Bir diğer adım, çocuğa farklı deneyimler sunmak. Tek bir alana sıkıştırmak yerine, sanatla, sporla, doğayla, bilimle tanışmasına fırsat vermek. Çocuk, kendi yolunu bu deneyimler içinde bulacaktır.
Ve en önemlisi, destekleyici bir dil kullanmak. “Senin bundan bir şey olmaz” ya da “Bu meslekten ekmek yenmez” demek yerine, “Denemek ister misin?”, “Bu seni mutlu ediyor mu?” gibi sorularla çocuğun kendi sesini duymasına yardımcı olmak. Çünkü meslek seçimi bir yönlendirme değil, rehberlik sürecidir. Ebeveyn olarak görevimiz ise sadece pusula olmak.

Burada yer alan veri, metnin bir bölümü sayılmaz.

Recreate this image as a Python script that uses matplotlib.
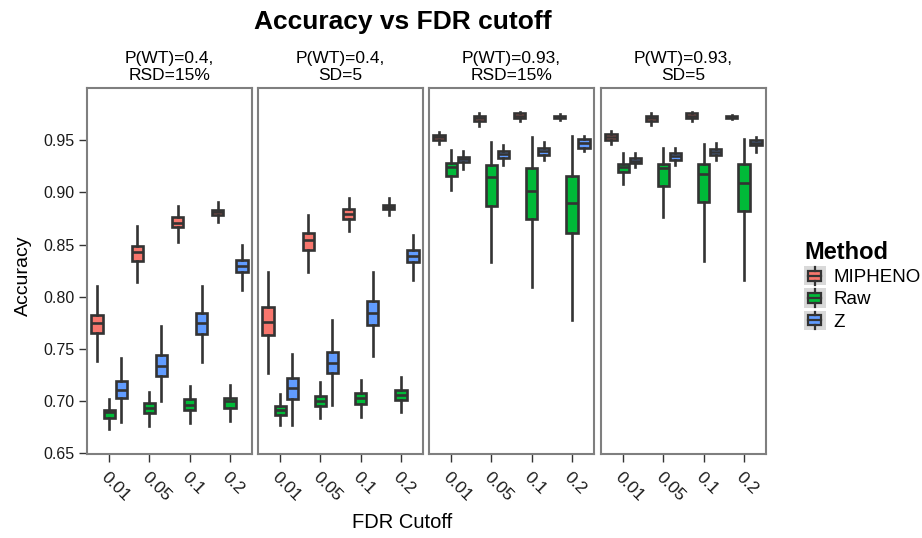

Yolculuk Çocuklukta Başlar
Unutmayalım; meslek seçimi bir yolculuktur. Bu yolculuk çocuklukta başlar, ergenlikte yön bulur ve yetişkinlikte şekillenir. Biz ebeveynler için en önemli görev, çocukların bu yolculuğuna eşlik etmektir. Onlara deneme fırsatı sunmak, hata yapmalarına izin vermek, sabırla gözlemlemek ve kendi yollarını bulmaları için alan açmak…
Gerisi zaten kendiliğinden gelecektir. Çünkü çocuk, kendi ilgi ve yeteneklerini keşfettikçe, kendi meslek yolunu da daha sağlam adımlarla çizecektir.